Peaks and Troughs
Moving into the final stages of the Teton work a number of experiments have jarred whilst I am painting them. It’s almost as if they could be someone’s else’s paintings. I realise, in some, I am trying too deliberately to depict the mountains, perhaps as anyone would see them and it doesn’t feel right, as if I’m trying to speak in a generic accent rather than my own. Other pieces feel more personal to me, derived from specific experiences, particularly the lengthy hike to hidden falls just before nightfall(see Trip Phase Diary 5th June). Even at this stage I can sense that this may be a recurring dialogue between the compulsion to document in an obvious way and a more interpretative creation. Many of the paintings I am talking about aren’t even finished but what is encouraging is how soon I have realised what is working and some where more work might compound my frustrations.

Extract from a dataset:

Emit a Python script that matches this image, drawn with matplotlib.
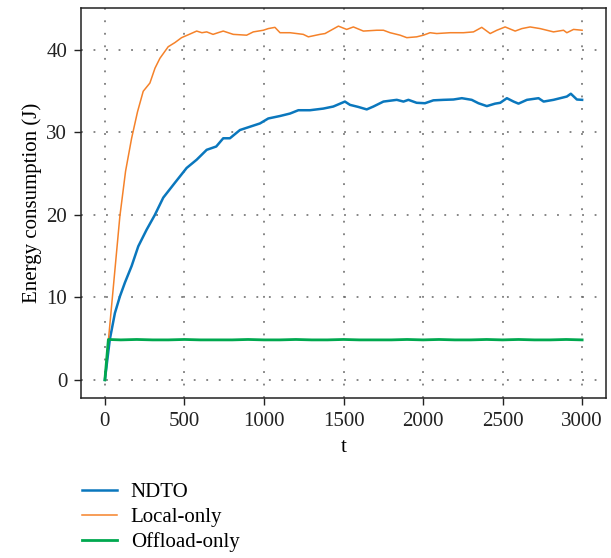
import numpy as np
from matplotlib import pyplot as plt

plt.rcParams['font.family'] = ['Liberation Serif', 'DejaVu Serif']

# Values
t_ndto = [0, 31, 63, 94, 126, 168, 210, 262, 314, 367, 440, 514, 577, 640, 700,
          744, 786, 849, 912, 975, 1027, 1101, 1164, 1216, 1289, 1373, 1436, 1509,
          1541, 1593, 1646, 1688, 1751, 1835, 1877, 1908, 1960, 2012, 2065, 2128,
          2191, 2244, 2306, 2348, 2401, 2453, 2485, 2527, 2569, 2600, 2653, 2726,
          2758, 2820, 2862, 2904, 2929, 2967, 3000]
e_ndto = [0, 4.9, 8.1, 10.1, 11.8, 13.8, 16.2, 18.2, 20.0, 22.1, 23.9, 25.7, 26.7,
          27.9, 28.3, 29.3, 29.3, 30.3, 30.7, 31.1, 31.7, 32.0, 32.3, 32.7, 32.7,
          32.9, 33.15, 33.75, 33.35, 33.1, 32.8, 33.15, 33.75, 33.96, 33.75, 33.96,
          33.6, 33.55, 33.9, 33.96, 34.0, 34.16, 33.96, 33.55, 33.2, 33.5, 33.6,
          34.16, 33.75, 33.5, 33.96, 34.16, 33.75, 33.96, 34.16, 34.36, 34.7, 34.0,
          33.96]

t_local = [0, 25, 50, 94, 130, 168, 205, 241, 283, 315, 346, 398, 440, 482, 530,
           577, 610, 640, 680, 711, 744, 807, 891, 933, 996, 1027, 1069, 1101, 1164,
           1247, 1279, 1352, 1384, 1468, 1520, 1562, 1625, 1709, 1751, 1793, 1856,
           1898, 1960, 2002, 2044, 2086, 2170, 2254, 2317, 2369, 2422, 2464, 2516,
           2579, 2621, 2673, 2736, 2820, 2883, 2904, 2946, 3000]
e_local = [0, 5.4, 10.6, 19.8, 25.3, 29.3, 32.5, 35.0, 36.0, 37.8, 39.0, 40.4, 40.9,
           41.5, 41.9, 42.3, 42.1, 42.2, 41.9, 42.1, 42.3, 41.9, 41.8, 42.2, 42.4,
           42.6, 42.75, 42.1, 42.1, 41.9, 41.6, 41.9, 42.0, 42.9, 42.5, 42.8, 42.3,
           42.4, 42.4, 42.1, 41.8, 41.5, 41.6, 41.8, 42.1, 42.0, 42.1, 42.1, 42.2,
           42.75, 42.0, 42.4, 42.8, 42.3, 42.6, 42.8, 42.6, 42.2, 42.4, 42.1, 42.5,
           42.4]

t_off = [0, 22, 100, 200, 300, 400, 500, 600, 700, 800, 900, 1000, 1100, 1200, 1300,
         1400, 1500, 1600, 1700, 1800, 1900, 2000, 2100, 2200, 2300, 2400, 2500,
         2600, 2700, 2800, 2900, 3000]
e_off = [0, 4.9, 4.85, 4.9, 4.85, 4.85, 4.9, 4.85, 4.85, 4.85, 4.9, 4.85, 4.85, 4.9,
         4.85, 4.85, 4.9, 4.85, 4.85, 4.85, 4.9, 4.85, 4.9, 4.85, 4.85, 4.9, 4.85,
         4.9, 4.85, 4.85, 4.9, 4.85]

c_blue = '#0A77BD'
c_orange = '#F5822A'
c_green = '#00A84F'

fig = plt.figure(figsize=(6.11, 5.58), dpi=100)
ax = fig.add_axes([0.1326, 0.2867, 0.8592, 0.699])

l1, = ax.plot(t_ndto, e_ndto, color=c_blue, lw=1.8, label='NDTO')
l2, = ax.plot(t_local, e_local, color=c_orange, lw=1.1, label='Local-only')
l3, = ax.plot(t_off, e_off, color=c_green, lw=2.0, label='Offload-only')

ax.set_xlim(-150, 3150)
ax.set_ylim(-2.2, 45.1)
ax.set_xticks(np.arange(0, 3001, 500))
ax.set_yticks([0, 10, 20, 30, 40])
ax.grid(True, color='#666666', linestyle=(0, (1.2, 7)), linewidth=1.1)
ax.tick_params(direction='out', length=5, width=1, labelsize=15, pad=5, colors='#222222')
for s in ax.spines.values():
    s.set_linewidth(1.1)
    s.set_color('#222222')

ax.set_xlabel('t', fontsize=15, labelpad=5)
ax.set_ylabel('Energy consumption (J)', fontsize=15, labelpad=3)

fig.legend(handles=[l1, l2, l3], loc='upper left', bbox_to_anchor=(0.134, 0.1346),
           frameon=False, fontsize=15, handlelength=1.7, handletextpad=0.65,
           labelspacing=0.25, borderpad=0, borderaxespad=0)

fig.savefig('out.png', dpi=100)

This painting of the Peak of the Grand Teton is a great example. Important to say I think it’s a decent image and does convey the individual character of the mountain, it’s a pleasant surprise to achieve this at such an early stage in the work. It just feels like I am going through the motions of painting it rather than feeling the jeopardy and thrill of what I usually call pure painting. This is the fine line between relaxation and focus, a balance of desperate abandon and more carefully placed elements which enable the whole image to resonate with the painted embodiment of these differing emotional states.
Another painting which I am much more happy with is this one of the side of the mountain at sunset. It feels more like a place for the imagination to take flight, hinting at what might be. I remember a car journey in the Scottish highlands over the remote Applecross Pass, through heavy rain and drifting dense mist. When reaching the high point of pass I gazed from the window at a vast dark valley and tarn which seemed an unfathomable distance below the clouds. Quite suddenly a shift in the mist revealed the valley and tarn to be grass and a puddle yards away from the car. I still maintain in that moment the circumstances together with my imagination created one of the most amazing experiences of my life, illusory and yet utterly tangible. I always think about this fondly in relation to what I am trying to achieve with my paintings, a bridge between the difference of what we see and the experience of seeing it.
I’ve had a couple of weeks undulating with extreme highs and lows when I just want to settle in and know that I’m on the right path. Whenever I feel like this it’s easy to think that I’ve been painting for such a long time, surely I should be able to avoid these situations, these thoughts make a difficult situation even worse. Over the years I’ve come to the conclusion that it is exactly this cyclical nature of fear and the joy of resolution that is the forge of the emotional intensity in art. I never like to leave the studio in this frame of mind so I always try to reflect on the positives. In this case some of the paintings are working well, the tension is very natural, unavoidable and evidence to me of just how deeply I want to turn this time into something extraordinary.